Member of Parliament for Cox's Bazar-1
- In office 2015–2024
- Preceded by: Hasina Ahmed
- Succeeded by: Syed Muhammad Ibrahim

Personal details
- Born: June 12, 1957 (age 68) Chakaria, Cox's Bazar
- Political party: Bangladesh Awami League
- Education: M.A, B.A (Hons)
- Occupation: Business

= Jafar Alam =

Bangladeshi politician

Jafar Alam is a Bangladeshi politician and a former member of the Bangladesh Parliament from Cox's Bazar-1.

==Career==
Alam was elected to parliament from Cox's Bazar-1 as a Bangladesh Awami League candidate on 30 December 2018. He was elected after Hasina Ahmed on that seat at 11th parliament.

Alam is a Bangladeshi politician affiliated with the Bangladesh Awami League and, as of September 2024, serves as the President of the Bangladesh Awami League, Chakaria Upazila.

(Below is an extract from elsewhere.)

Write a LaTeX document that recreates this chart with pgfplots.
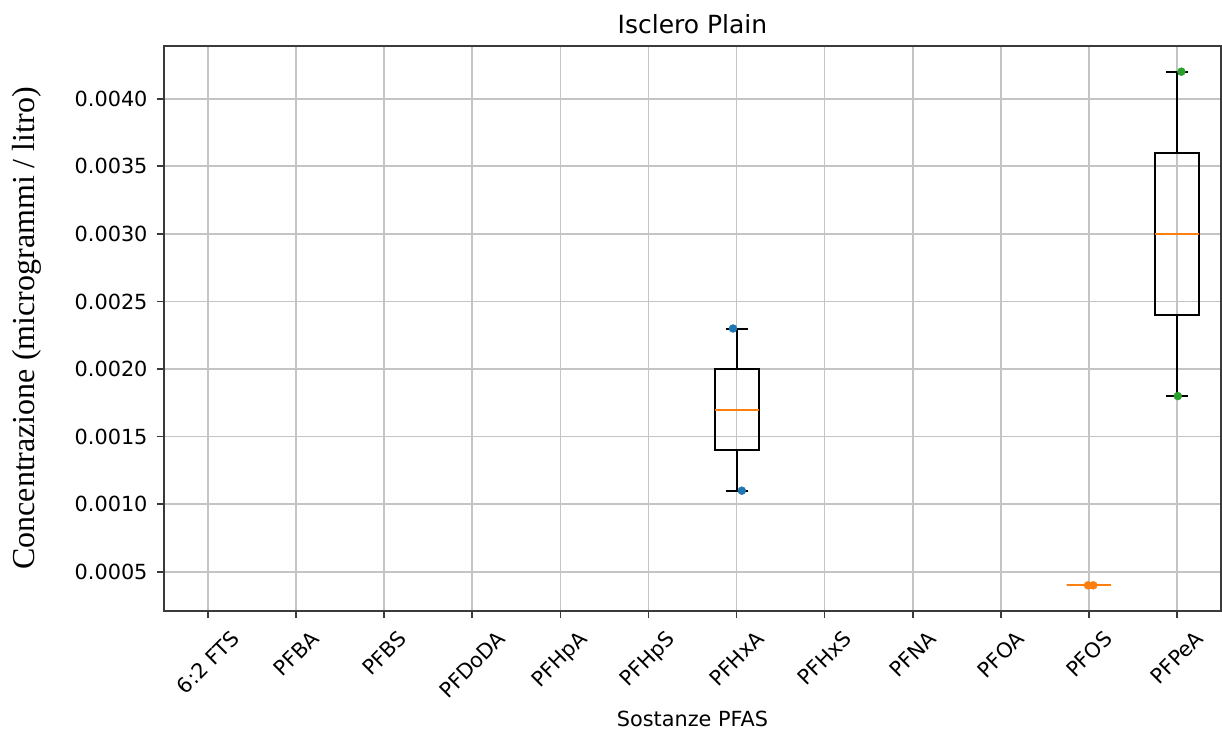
\documentclass[border=0pt]{standalone}
\usepackage{pgfplots}
\pgfplotsset{compat=1.18}
\usepgfplotslibrary{statistics}
\usepackage{graphicx}
\usepackage{fontspec}
\setmainfont{DejaVu Sans}
\newfontfamily\labelserif{Liberation Serif}

\definecolor{mplblue}{HTML}{1F77B4}
\definecolor{mplorange}{HTML}{FF7F0E}
\definecolor{mplgreen}{HTML}{2CA02C}
\definecolor{gridgray}{HTML}{C4C4C4}
\definecolor{spine}{HTML}{3A3A3A}

\newcommand{\tickfont}{\fontsize{20.8}{25}\selectfont}

\begin{document}
\begin{tikzpicture}
\begin{axis}[
  at={(0,0)}, anchor=south west,
  scale only axis,
  width=1057pt, height=565pt,
  xmin=-0.5, xmax=11.5,
  ymin=0.00021, ymax=0.00439,
  xtick={0,1,2,3,4,5,6,7,8,9,10,11},
  xticklabels={
    \rotatebox{45}{6:2 FTS}, \rotatebox{45}{PFBA}, \rotatebox{45}{PFBS},
    \rotatebox{45}{PFDoDA}, \rotatebox{45}{PFHpA}, \rotatebox{45}{PFHpS},
    \rotatebox{45}{PFHxA}, \rotatebox{45}{PFHxS}, \rotatebox{45}{PFNA},
    \rotatebox{45}{PFOA}, \rotatebox{45}{PFOS}, \rotatebox{45}{PFPeA}},
  ytick={0.0005,0.0010,0.0015,0.0020,0.0025,0.0030,0.0035,0.0040},
  scaled y ticks=false,
  yticklabel style={anchor=east, inner sep=0pt, xshift=-9pt, font=\tickfont,
    /pgf/number format/fixed, /pgf/number format/fixed zerofill,
    /pgf/number format/precision=4, /pgf/number format/assume math mode=true},
  xticklabel style={anchor=north, inner sep=0pt, yshift=-11pt, font=\tickfont},
  tick pos=left,
  tick align=outside,
  major tick length=7.3pt,
  tick style={spine, line width=1.6pt},
  axis line style={spine, line width=1.7pt},
  grid=major,
  major grid style={gridgray, line width=1.6pt},
  title={Isclero Plain},
  title style={at={(axis description cs:0.5,1.01062)}, anchor=base,
    font=\fontsize{25}{30}\selectfont},
  xlabel={Sostanze PFAS},
  xlabel style={at={(axis description cs:0.5,-0.20478)}, anchor=base,
    font=\tickfont},
  ylabel={Concentrazione (microgrammi / litro)},
  ylabel style={at={(axis description cs:-0.12299,0.5)}, anchor=base,
    font=\labelserif\fontsize{32}{38}\selectfont},
  boxplot/draw direction=y,
  boxplot/every median/.style={mplorange, line width=2pt},
]

% PFHxA
\addplot[black, line width=2pt, boxplot prepared={draw position=6,
  lower whisker=0.0011, lower quartile=0.0014, median=0.0017,
  upper quartile=0.0020, upper whisker=0.0023,
  box extend=0.5, whisker extend=0.25}] coordinates {};
% PFOS
\addplot[black, line width=2pt, boxplot prepared={draw position=10,
  lower whisker=0.0004, lower quartile=0.0004, median=0.0004,
  upper quartile=0.0004, upper whisker=0.0004,
  box extend=0.5, whisker extend=0.25}] coordinates {};
% PFPeA
\addplot[black, line width=2pt, boxplot prepared={draw position=11,
  lower whisker=0.0018, lower quartile=0.0024, median=0.0030,
  upper quartile=0.0036, upper whisker=0.0042,
  box extend=0.5, whisker extend=0.25}] coordinates {};

% individual measurements
\addplot[only marks, mark=*, mark size=4pt, mark options={draw=mplblue, fill=mplblue}]
  coordinates {(5.96,0.0023) (6.06,0.0011)};
\addplot[only marks, mark=*, mark size=4pt, mark options={draw=mplorange, fill=mplorange}]
  coordinates {(9.99,0.0004) (10.05,0.0004)};
\addplot[only marks, mark=*, mark size=4pt, mark options={draw=mplgreen, fill=mplgreen}]
  coordinates {(11.05,0.0042) (11.01,0.0018)};
\end{axis}
\pgfresetboundingbox
\path[use as bounding box] (-164pt,-120pt) rectangle (1058pt,611pt);
\end{tikzpicture}
\end{document}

Alam’s political career began to gain prominence when he was elected as the Mayor of Chakaria Municipality in 2005. In 2014, Alam was elected as the Upazila Chairman of Chakaria Upazila.

During his tenure, he focused on local development projects, infrastructure improvements, and education initiatives, which contributed to his increasing popularity in the region.

On 20 December 2023, Alam was suspended from the Awami League for violating organizational discipline. According to the suspension notice, Alam, who was serving as the President of the Chakaria Upazila unit, was removed from his position for making disrespectful remarks about Prime Minister Sheikh Hasina, which the party deemed a breach of its organizational discipline.

Having failed to get the Awami League's nomination for the 2024 Bangladeshi general election, Alam ran unsuccessfully as an independent candidate. He was arrested in April 2025 after the fall of the Sheikh Hasina led Awami League government by the Detective Branch in Dhaka. He was sent to jail over the murder of Bangladesh Jatiotabadi Jubodal leader Shamim Mollah in 2023 in Dhaka.